Metropolitan News-Enterprise

 

Wednesday, June 2, 2004

 

Page 3

 

Court of Appeal Rules That Advertising Amendment to Anti-SLAPP Statute Applies to All Cases Not Final

 

By DAVID WATSON, Staff Writer

 

An amendment to the anti-SLAPP statute making it inapplicable to suits based on advertising activity applies to all cases not yet final, not just to those filed after it took effect Jan. 1, the First District Court of Appeal ruled yesterday.

That court’s Div. One joined the Fourth District’s Div. Three, which reached the same result just over a week ago. Both panels said the amendment, Code of Civil Procedure Sec. 425.17, falls under an exception to the general rule that new laws do not apply retroactively.

In his opinion for Div. One yesterday, Justice Douglas E. Swager reasoned that the anti-SLAPP law, Code of Civil Procedure Sec. 425.16, is a remedial statute which was—at least with respect to claims based on commercial speech—repealed by the amendment.

“The repeal of a statutory right or remedy…presents entirely distinct issues from that of the prospective or retroactive application of a statute,” Swager wrote, citing a “well-established line of authority” dating back to Chapman v. Farr (1982) 132 Cal.App.3d 1021.

Under those cases, he explained, where final relief has yet to be granted under a remedial statute which is repealed, the relief becomes unavailable. The anti-SLAPP statute, Swager pointed out, merely “provides a procedure for the early dismissal, before trial or discovery, of meritless cases aimed at chilling first amendment rights.”

Tyson Foods Inc., citing the anti-SLAPP law, sought to strike several causes of action in a suit against it by the Physicians Committee for Responsible Medicine, a nonprofit organization based in Washington D.C. Part of PCRM’s lawsuit claimed the poultry grower’s magazine campaign touting its products as “all natural” was deceptive because the conditions under which the animals were raised were highly artificial.

San Francisco Superior Court Judge Ronald Evans Quidachay granted the motion to strike those allegations.

But Swager said Sec. 425.17, by making the anti-SLAPP remedy unavailable to a seller or leaser of goods and services sued over its representations about those goods or services to potential customers, “clearly deprives Tyson of any basis to strike PCRM’s suit pursuant to the anti-SLAPP statute.”

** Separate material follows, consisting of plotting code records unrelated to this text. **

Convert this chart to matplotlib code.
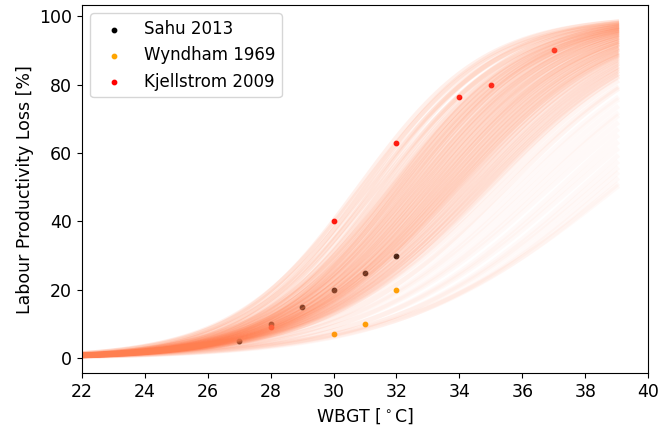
#labour productivity loss vs WBGT
#fan of logistic curves + literature points

import numpy as np
import matplotlib.pyplot as plt

#literature data
sahu_x=[27,28,29,30,31,32]
sahu_y=[5,10,15,20,25,30]
wyndham_x=[30,31,32]
wyndham_y=[7,10,20]
kjell_x=[28,30,32,34,35,37]
kjell_y=[9,40,63,76.5,80,90]

#logistic curve parameters (midpoint [C], slope [1/C])
mid=[30.8,30.9,31.0,31.1,31.2,31.3,31.4,31.5,31.6,31.7,
     31.80,31.86,31.90,31.97,32.01,32.08,32.12,32.17,32.23,32.27,
     32.34,32.38,32.45,32.49,32.55,32.60,32.66,32.70,32.77,32.81,
     32.87,32.92,32.98,33.03,33.08,33.14,33.19,33.24,33.30,33.35,
     33.40,33.46,33.51,33.57,33.61,33.67,33.72,33.78,33.83,33.88,
     33.94,33.99,34.05,34.10,34.15,34.21,34.26,34.31,34.37,34.42,
     34.48,34.53,34.58,34.64,34.69,34.74,34.80,34.85,34.91,34.97,
     35.1,35.3,35.5,35.7,35.9,36.1,36.3,36.5,36.7,36.9,
     37.2,37.4,37.6,37.9,38.1,38.3,38.5,38.7,38.9,39.0]
slope=[0.50,0.48,0.51,0.47,0.49,0.50,0.46,0.48,0.49,0.47,
       0.48,0.46,0.47,0.49,0.45,0.47,0.48,0.46,0.45,0.47,
       0.46,0.47,0.45,0.46,0.44,0.46,0.45,0.44,0.46,0.43,
       0.45,0.44,0.43,0.45,0.42,0.44,0.43,0.42,0.44,0.42,
       0.43,0.41,0.43,0.42,0.41,0.42,0.40,0.42,0.41,0.40,
       0.41,0.40,0.41,0.39,0.40,0.41,0.39,0.40,0.39,0.38,
       0.40,0.39,0.38,0.39,0.38,0.37,0.39,0.38,0.37,0.38,
       0.37,0.36,0.37,0.35,0.36,0.35,0.34,0.35,0.34,0.33,
       0.34,0.33,0.32,0.33,0.32,0.31,0.32,0.31,0.30,0.29]

plt.rcParams['font.size']=12.5

fig,ax=plt.subplots(figsize=(6.6,4.29),dpi=100)
fig.subplots_adjust(left=0.124,right=0.982,top=0.988,bottom=0.13)

ax.scatter(sahu_x,sahu_y,s=10,color='k',label='Sahu 2013',zorder=1)
ax.scatter(wyndham_x,wyndham_y,s=10,color='orange',label='Wyndham 1969',zorder=1)
ax.scatter(kjell_x,kjell_y,s=10,color='red',label='Kjellstrom 2009',zorder=1)

t=np.linspace(22,39,200)
for m,k in zip(mid,slope):
    loss=100./(1.+np.exp(-k*(t-m)))
    #fade the late curves so the fan thins out gradually
    if m<34.0:
        a=0.11
    elif m<35.6:
        a=0.07
    else:
        a=0.04
    ax.plot(t,loss,color='coral',alpha=a,linewidth=3.5,zorder=2)

ax.set_xlim(22,40)
ax.set_xticks(range(22,41,2))
ax.set_xlabel(r'WBGT [$^\circ$C]')
ax.set_ylabel('Labour Productivity Loss [%]')
ax.legend(loc='upper left',fontsize=12)

fig.savefig('out.png',dpi=100)
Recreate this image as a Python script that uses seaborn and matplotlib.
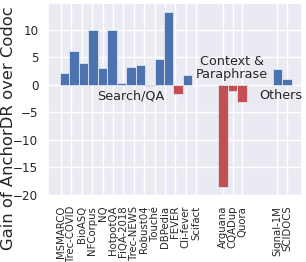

The justice rejected Tyson’s argument that Sec. 425.16 is not remedial, but rather confers a substantive immunity from suit.

“[T]he fact that the anti-SLAPP statute shields litigants from trial of meritless claims arising from the exercise of first amendment freedoms does not alter the fact that it serves as a mechanism for early adjudication of such claims, in other words, as a statutory remedy,” Swager declared.

He also rejected the defendant’s contention that Sec. 425.17 was unconstitutional.

“The legislative decision to provide a procedure for early adjudication of claims affecting First Amendment freedoms is analogous to a decision to subsidize the exercise of a fundamental right by conferring tax exempt status,” Swager reasoned. “The withdrawal of such an exceptional statutory privilege does not impose a burden on constitutional freedoms.”

The case is Physicians Committee for Responsible Medicine v. Tyson Foods, Inc., A103835.

Presiding Justice David G. Sills reached the same result in his May 24 opinion for the Fourth District panel in Metcalf v. U-Halu International, Inc., 04 S.O.S. 2650.

Sills concluded that Sec. 425.17 did not create “impermissible classifications among those who utter constitutionally protected speech” and could be applied to motions to strike on which the trial court had ruled before Jan. 1. Both jurists also relied on Brenton v. Metabolife International, Inc. (2004) 116 Cal.App.4th 679.

In Brenton, decided in March, the Fourth District’s Div. One characterized Sec. 425.17 as a procedural statute which could be applied to cases still under review at the time it went into effect, but did so only as an alternative ground for finding that the anti-SLAPP motion to strike under consideration had been granted in error.